Prompt: Extract the run of lines that starts at the top of the records below and ends at the line with "dev_cols = [4, 5, 6, 7]", keeping both ends and excluding pictures.

----------

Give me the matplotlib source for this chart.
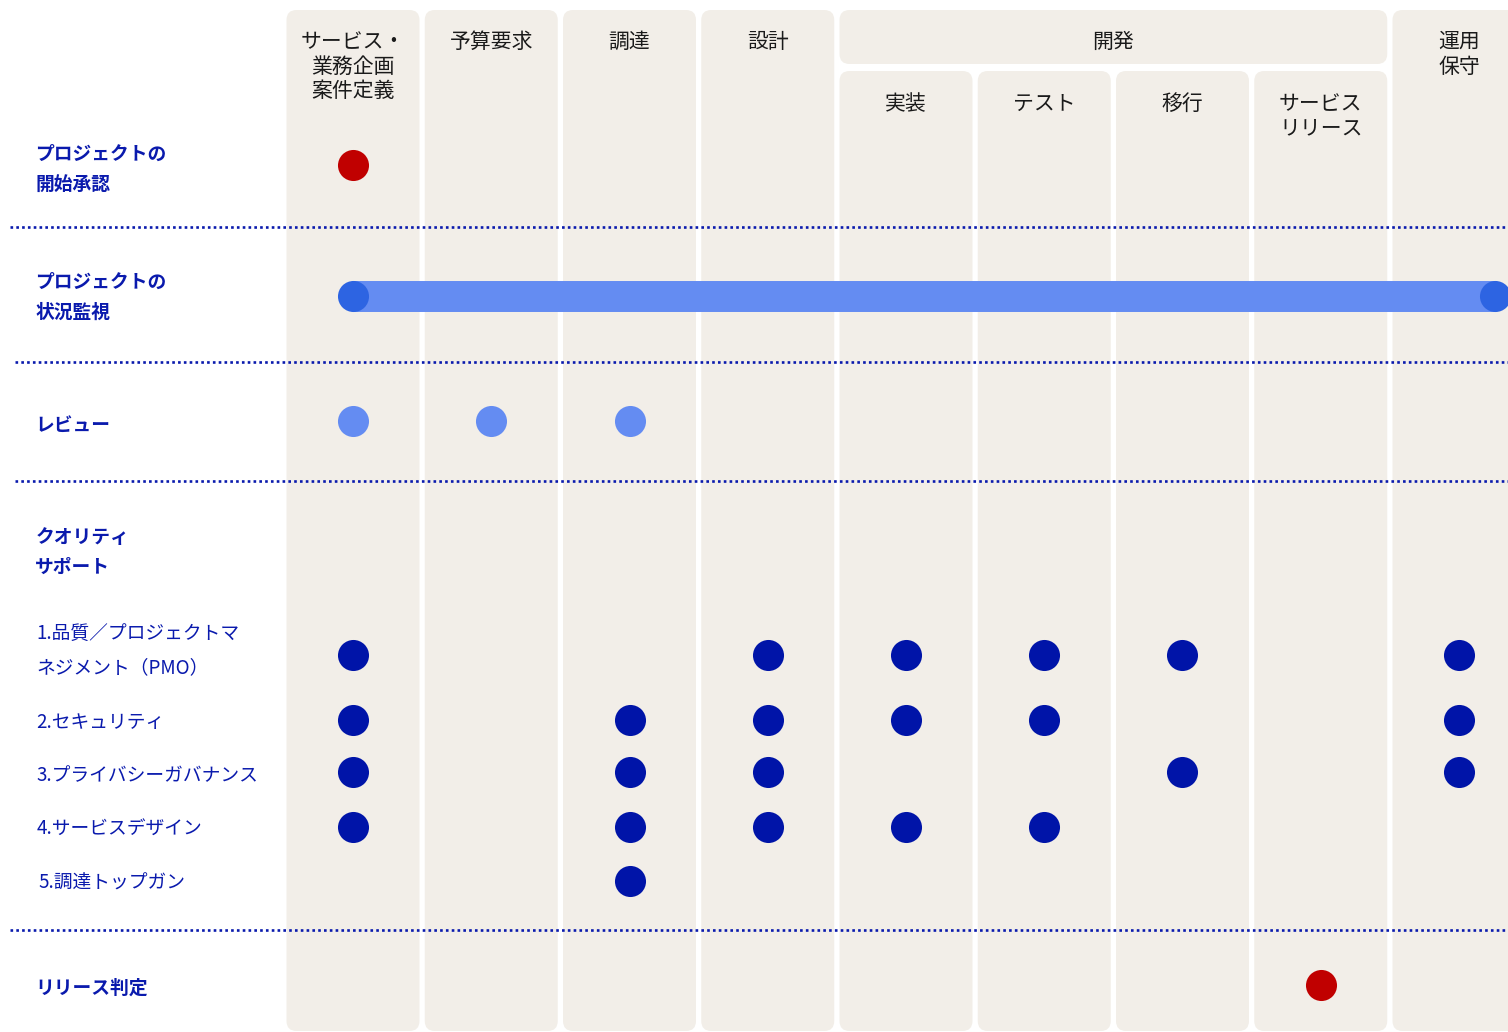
import matplotlib.pyplot as plt
from matplotlib.patches import FancyBboxPatch

plt.rcParams['font.family'] = ['Noto Sans CJK JP', 'DejaVu Sans']

# columns (phases)
phases = ['サービス・\n業務企画\n案件定義', '予算要求', '調達', '設計',
          '実装', 'テスト', '移行', 'サービス\nリリース', '運用\n保守']
dev_group = '開発'
dev_cols = [4, 5, 6, 7]

# rows
row_labels = ['プロジェクトの\n開始承認', 'プロジェクトの\n状況監視', 'レビュー',
              'クオリティ\nサポート', 'リリース判定']
quality_items = ['1.品質／プロジェクトマ\nネジメント（PMO）', '2.セキュリティ',
                 '3.プライバシーガバナンス', '4.サービスデザイン', '5.調達トップガン']

approval_cols = [0]
review_cols = [0, 1, 2]
pmo_cols = [0, 3, 4, 5, 6, 8]
security_cols = [0, 2, 3, 4, 5, 8]
privacy_cols = [0, 2, 3, 6, 8]
design_cols = [0, 2, 3, 4, 5]
topgun_cols = [2]
release_cols = [7]
monitor_span = [0, 8.26]

# layout (px for y, column index for x)
W, H = 1508, 1032
col_px = 138.25
col0_px = 353
col_w = 133 / col_px
rad = 10
bg = '#f2eee8'
navy = '#0a1aad'
dark = '#0014a8'
light = '#648cf2'
cap = '#2d64e2'
red = '#c00000'
ms = 500

fig = plt.figure(figsize=(W / 100, H / 100), dpi=100)
ax = fig.add_axes([0, 0, 1, 1])
ax.set_xlim(-col0_px / col_px, (W - col0_px) / col_px)
ax.set_ylim(H, 0)
ax.axis('off')


def box(x0, x1, y0, y1):
    p = FancyBboxPatch((x0, y0), x1 - x0, y1 - y0,
                       boxstyle='round,pad=0,rounding_size=%f' % (rad / col_px),
                       mutation_aspect=col_px, fc=bg, ec='none', zorder=0)
    ax.add_patch(p)


for i, name in enumerate(phases):
    top = 71 if i in dev_cols else 10
    box(i - col_w / 2, i + col_w / 2, top, 1031)
    ty = 93 if i in dev_cols else 31
    ax.text(i, ty, name, ha='center', va='top', fontsize=15,
            color='#1a1a1a', linespacing=1.15)

box(dev_cols[0] - col_w / 2, dev_cols[-1] + col_w / 2, 10, 64)
ax.text(sum(dev_cols) / len(dev_cols), 42, dev_group, ha='center', va='center',
        fontsize=15, color='#1a1a1a')

# row labels
label_y = [153, 281, 424, 536, 987]
for lab, y in zip(row_labels, label_y):
    ax.text(-2.298, y - 8, lab, ha='left', va='top', fontsize=13.5,
            fontweight='bold', color=navy, linespacing=1.75)

item_y = [631, 720, 773, 827, 881]
item_x = [-2.29, -2.29, -2.29, -2.29, -2.275]
for lab, x, y in zip(quality_items, item_x, item_y):
    ax.text(x, y - 8, lab, ha='left', va='top', fontsize=13.5,
            color=navy, linespacing=1.85)

# separators
for y, x0 in [(227, 10), (362, 15), (481, 15), (930, 10)]:
    ax.plot([(x0 - col0_px) / col_px, (W - col0_px) / col_px], [y, y],
            color=navy, lw=1.9, linestyle=(0, (1, 1.2)), zorder=1)

# monitoring bar
ax.plot(monitor_span, [296, 296], color=light, lw=22.3,
        solid_capstyle='butt', zorder=2)
ax.scatter(monitor_span, [296, 296], s=ms, color=cap, lw=0, zorder=3)

dot_rows = [(approval_cols, 165, red), (review_cols, 421, light),
            (pmo_cols, 655, dark), (security_cols, 720, dark),
            (privacy_cols, 772, dark), (design_cols, 827, dark),
            (topgun_cols, 881, dark), (release_cols, 985, red)]
for cols, y, c in dot_rows:
    ax.scatter(cols, [y] * len(cols), s=ms, color=c, lw=0, zorder=3)

fig.savefig('out.png', dpi=100)
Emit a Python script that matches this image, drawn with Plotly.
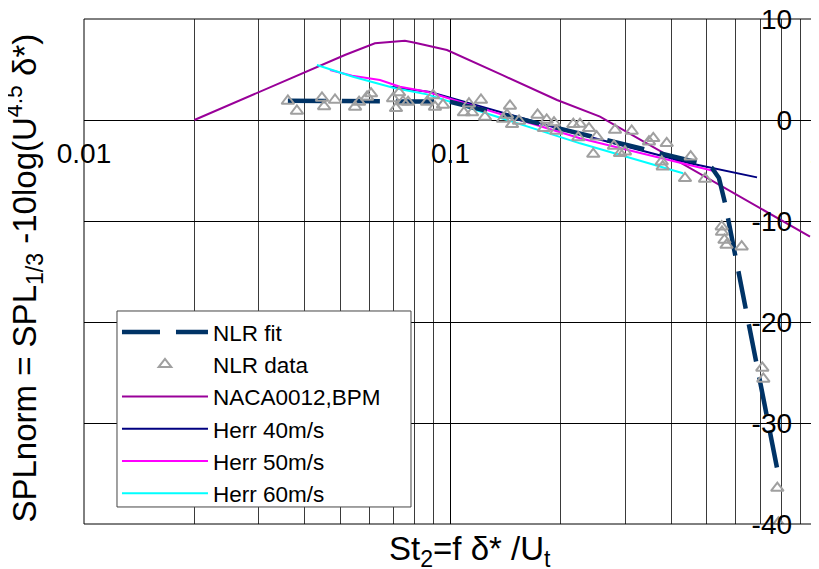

----------

Response to the task:
Give me the matplotlib source for this chart.
import matplotlib.pyplot as plt
from matplotlib.patches import FancyBboxPatch

plt.rcParams['font.family'] = ['Noto Sans CJK JP', 'DejaVu Sans']

# columns (phases)
phases = ['サービス・\n業務企画\n案件定義', '予算要求', '調達', '設計',
          '実装', 'テスト', '移行', 'サービス\nリリース', '運用\n保守']
dev_group = '開発'
dev_cols = [4, 5, 6, 7]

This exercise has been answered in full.